The Effect of an Amendment to Prong Two of the “Best Interests of the Child” Test in Termination of Parental Rights Proceedings

New Jersey Division of Child Protection & Permanency v. D.C.A., 474 N.J. Super. 11 (App. Div. 2022). This opinion today by Judge Whipple affirmed the decision of a Family Part judge to terminate the parental rights of D.C.A. as to four of her children. As always in these cases, the facts were very sad, and Judge Whipple described them at length.

The standard of review of a decision terminating parental rights, Judge Whipple said, is “whether the decision . . . is supported by substantial and credible evidence on the record.” Family Part fact findings receive deference “due to that court’s special expertise in family matters, and the inadequacies of a cold record.”
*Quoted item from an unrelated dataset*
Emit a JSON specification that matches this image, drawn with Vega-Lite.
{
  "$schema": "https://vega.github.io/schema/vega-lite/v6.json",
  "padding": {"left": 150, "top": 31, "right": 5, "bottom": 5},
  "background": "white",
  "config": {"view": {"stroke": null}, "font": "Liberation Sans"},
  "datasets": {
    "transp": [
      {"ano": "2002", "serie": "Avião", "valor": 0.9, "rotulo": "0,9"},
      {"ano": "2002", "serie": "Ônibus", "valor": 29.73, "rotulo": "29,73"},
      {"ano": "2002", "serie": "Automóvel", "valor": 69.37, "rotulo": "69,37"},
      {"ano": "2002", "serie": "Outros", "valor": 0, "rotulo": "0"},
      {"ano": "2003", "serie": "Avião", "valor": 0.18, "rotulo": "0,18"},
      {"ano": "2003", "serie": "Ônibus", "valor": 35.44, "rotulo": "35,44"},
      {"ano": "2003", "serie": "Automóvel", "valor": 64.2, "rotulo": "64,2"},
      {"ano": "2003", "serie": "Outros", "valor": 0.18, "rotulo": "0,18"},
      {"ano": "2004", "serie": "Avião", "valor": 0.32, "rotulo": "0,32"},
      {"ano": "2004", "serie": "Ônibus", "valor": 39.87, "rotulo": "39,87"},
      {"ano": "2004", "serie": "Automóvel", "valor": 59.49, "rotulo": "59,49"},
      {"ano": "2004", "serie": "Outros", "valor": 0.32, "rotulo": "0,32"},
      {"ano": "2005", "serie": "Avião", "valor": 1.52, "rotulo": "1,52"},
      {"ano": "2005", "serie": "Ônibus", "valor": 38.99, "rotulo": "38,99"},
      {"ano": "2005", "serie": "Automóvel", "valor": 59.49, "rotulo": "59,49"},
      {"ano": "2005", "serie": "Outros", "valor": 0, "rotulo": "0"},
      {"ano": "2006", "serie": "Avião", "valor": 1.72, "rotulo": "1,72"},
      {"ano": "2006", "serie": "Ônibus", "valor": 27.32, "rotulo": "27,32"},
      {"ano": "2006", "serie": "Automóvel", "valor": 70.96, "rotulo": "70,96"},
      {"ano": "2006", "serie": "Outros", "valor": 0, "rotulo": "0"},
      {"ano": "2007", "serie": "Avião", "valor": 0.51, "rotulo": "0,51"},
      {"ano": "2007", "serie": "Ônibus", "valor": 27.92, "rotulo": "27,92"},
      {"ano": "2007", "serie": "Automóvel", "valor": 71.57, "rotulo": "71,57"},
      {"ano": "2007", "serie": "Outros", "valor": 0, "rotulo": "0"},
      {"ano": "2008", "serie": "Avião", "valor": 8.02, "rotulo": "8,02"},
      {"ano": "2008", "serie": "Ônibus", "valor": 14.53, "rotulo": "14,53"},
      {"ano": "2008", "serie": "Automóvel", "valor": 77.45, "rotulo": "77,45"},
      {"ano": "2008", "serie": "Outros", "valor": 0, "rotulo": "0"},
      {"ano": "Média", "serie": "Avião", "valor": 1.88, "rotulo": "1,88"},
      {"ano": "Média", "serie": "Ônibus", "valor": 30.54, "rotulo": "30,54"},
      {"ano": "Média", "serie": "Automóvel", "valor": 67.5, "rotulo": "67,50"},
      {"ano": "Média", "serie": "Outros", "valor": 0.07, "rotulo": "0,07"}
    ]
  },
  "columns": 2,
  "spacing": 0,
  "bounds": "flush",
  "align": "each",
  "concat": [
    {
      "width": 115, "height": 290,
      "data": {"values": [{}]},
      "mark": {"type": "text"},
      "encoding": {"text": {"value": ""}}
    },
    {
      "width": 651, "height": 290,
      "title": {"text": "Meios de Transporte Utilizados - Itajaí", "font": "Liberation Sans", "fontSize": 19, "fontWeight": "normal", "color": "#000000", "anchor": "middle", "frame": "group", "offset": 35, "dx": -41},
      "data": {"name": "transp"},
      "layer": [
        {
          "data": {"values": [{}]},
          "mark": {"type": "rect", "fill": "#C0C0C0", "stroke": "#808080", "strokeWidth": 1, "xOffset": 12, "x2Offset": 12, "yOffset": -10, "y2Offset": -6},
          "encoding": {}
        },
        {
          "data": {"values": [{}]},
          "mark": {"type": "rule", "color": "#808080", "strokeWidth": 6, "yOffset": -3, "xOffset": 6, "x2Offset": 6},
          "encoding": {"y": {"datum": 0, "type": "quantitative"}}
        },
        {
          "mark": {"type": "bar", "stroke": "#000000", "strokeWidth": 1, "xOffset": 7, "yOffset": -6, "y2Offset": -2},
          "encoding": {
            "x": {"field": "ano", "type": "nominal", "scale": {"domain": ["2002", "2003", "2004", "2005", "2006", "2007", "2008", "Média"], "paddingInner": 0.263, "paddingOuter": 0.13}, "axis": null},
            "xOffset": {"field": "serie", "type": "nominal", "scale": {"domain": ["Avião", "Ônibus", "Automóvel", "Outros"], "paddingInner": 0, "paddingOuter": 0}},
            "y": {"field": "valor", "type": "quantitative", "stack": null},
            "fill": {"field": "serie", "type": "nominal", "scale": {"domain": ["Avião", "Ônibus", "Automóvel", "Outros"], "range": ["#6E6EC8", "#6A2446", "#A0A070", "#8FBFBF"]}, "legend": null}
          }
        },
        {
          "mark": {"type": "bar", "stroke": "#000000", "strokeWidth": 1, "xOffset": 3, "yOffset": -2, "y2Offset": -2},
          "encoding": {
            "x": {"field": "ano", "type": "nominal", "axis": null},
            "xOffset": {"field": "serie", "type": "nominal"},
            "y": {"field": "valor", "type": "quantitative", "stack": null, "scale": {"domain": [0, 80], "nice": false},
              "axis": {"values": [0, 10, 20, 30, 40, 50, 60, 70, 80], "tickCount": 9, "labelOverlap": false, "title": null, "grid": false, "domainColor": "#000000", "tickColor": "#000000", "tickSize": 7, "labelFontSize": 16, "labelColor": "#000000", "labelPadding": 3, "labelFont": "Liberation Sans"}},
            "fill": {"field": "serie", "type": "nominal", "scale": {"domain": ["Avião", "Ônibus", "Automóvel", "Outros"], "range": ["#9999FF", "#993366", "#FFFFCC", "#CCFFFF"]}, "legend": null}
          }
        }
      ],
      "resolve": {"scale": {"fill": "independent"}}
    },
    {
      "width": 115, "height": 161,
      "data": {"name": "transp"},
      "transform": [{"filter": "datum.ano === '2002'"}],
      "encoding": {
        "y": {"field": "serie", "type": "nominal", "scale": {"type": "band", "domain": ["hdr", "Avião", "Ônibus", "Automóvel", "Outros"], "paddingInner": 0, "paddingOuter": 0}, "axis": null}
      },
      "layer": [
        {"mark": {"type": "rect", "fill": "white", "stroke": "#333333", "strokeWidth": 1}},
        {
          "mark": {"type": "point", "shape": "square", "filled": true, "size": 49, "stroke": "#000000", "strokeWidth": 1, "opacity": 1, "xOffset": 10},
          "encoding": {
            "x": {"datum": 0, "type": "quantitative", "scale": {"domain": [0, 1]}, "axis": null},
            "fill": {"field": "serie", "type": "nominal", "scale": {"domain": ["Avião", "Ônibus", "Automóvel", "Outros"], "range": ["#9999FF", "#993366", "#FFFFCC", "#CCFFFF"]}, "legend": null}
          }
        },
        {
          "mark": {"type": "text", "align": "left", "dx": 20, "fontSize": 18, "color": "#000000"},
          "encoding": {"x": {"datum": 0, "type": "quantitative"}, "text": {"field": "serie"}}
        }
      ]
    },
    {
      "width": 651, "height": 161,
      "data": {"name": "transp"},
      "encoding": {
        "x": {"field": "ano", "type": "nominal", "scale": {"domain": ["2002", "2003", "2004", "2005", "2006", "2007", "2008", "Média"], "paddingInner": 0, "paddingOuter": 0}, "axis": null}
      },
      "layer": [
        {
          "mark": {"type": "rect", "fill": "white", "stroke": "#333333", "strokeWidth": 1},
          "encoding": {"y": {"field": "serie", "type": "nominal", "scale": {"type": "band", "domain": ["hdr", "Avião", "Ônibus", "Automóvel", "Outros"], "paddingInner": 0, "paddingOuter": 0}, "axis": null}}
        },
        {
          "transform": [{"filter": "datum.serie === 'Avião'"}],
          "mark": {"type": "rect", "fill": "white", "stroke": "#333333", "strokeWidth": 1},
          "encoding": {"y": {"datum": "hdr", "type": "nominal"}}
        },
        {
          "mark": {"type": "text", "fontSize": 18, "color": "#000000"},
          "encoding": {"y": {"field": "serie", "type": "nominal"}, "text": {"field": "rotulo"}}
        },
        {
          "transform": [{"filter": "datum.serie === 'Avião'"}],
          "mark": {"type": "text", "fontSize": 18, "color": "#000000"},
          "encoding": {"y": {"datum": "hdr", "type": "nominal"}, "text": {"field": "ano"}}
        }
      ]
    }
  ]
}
Here, apart from some evidentiary challenges that the panel quickly rebuffed, D.C.A.’s argument for reversal was based on an argument that the four-pronged statutory “best interests of the child” standard applicable to termination of parental rights, codified in N.J.S.A. 30:4C-15.1(a), had been amended so as to preclude termination in this case. Judge Whipple observed that such an issue of statutory interpretation invokes de novo review. And the Division of Child Protection & Permanency must establish the elements of the “best interests” test by clear and convincing evidence.

The legal argument involved the second prong of the four-part test. The statute as currently written describes that prong this way: “[Whether t]he parent is unwilling or unable to eliminate the harm facing the child or is unable or unwilling to provide a safe and stable home for the child and the delay of permanent placement will add to the harm.” A 2021 amendment to that second prong removed the following language from that prong: “Such harm may include evidence that separating the child from his resource family parents would cause serious and enduring emotional or psychological harm to the child.”

Appellant contended that the deletion of this language meant that “all evidence concerning a child’s relationship with resource caregivers is barred, even in the context of other prongs of the best-interest standard.” She complained that the Family Part had considered evidence of the children’s relationship with their foster parents, which she claimed violated prong two.

Judge Whipple did not agree. Relying on legislative history and the plain language of prong four (“[whether t]ermination of parental rights will not do more harm than good”), she concluded that the amendment to prong two did not mean that the relationship with foster parents could not be considered as part of “the totality of the circumstances” relating to prong four. “The amended statute, in our view, requires a court to make a finding under prong two that does not include considerations of caregiver bonding, and then weigh that finding against all the evidence that may be considered under prong four—including the harm that would result from disrupting whatever bonds the child has formed.” Accordingly, the Family Part did not err, and the termination of appellant’s parental rights was affirmed.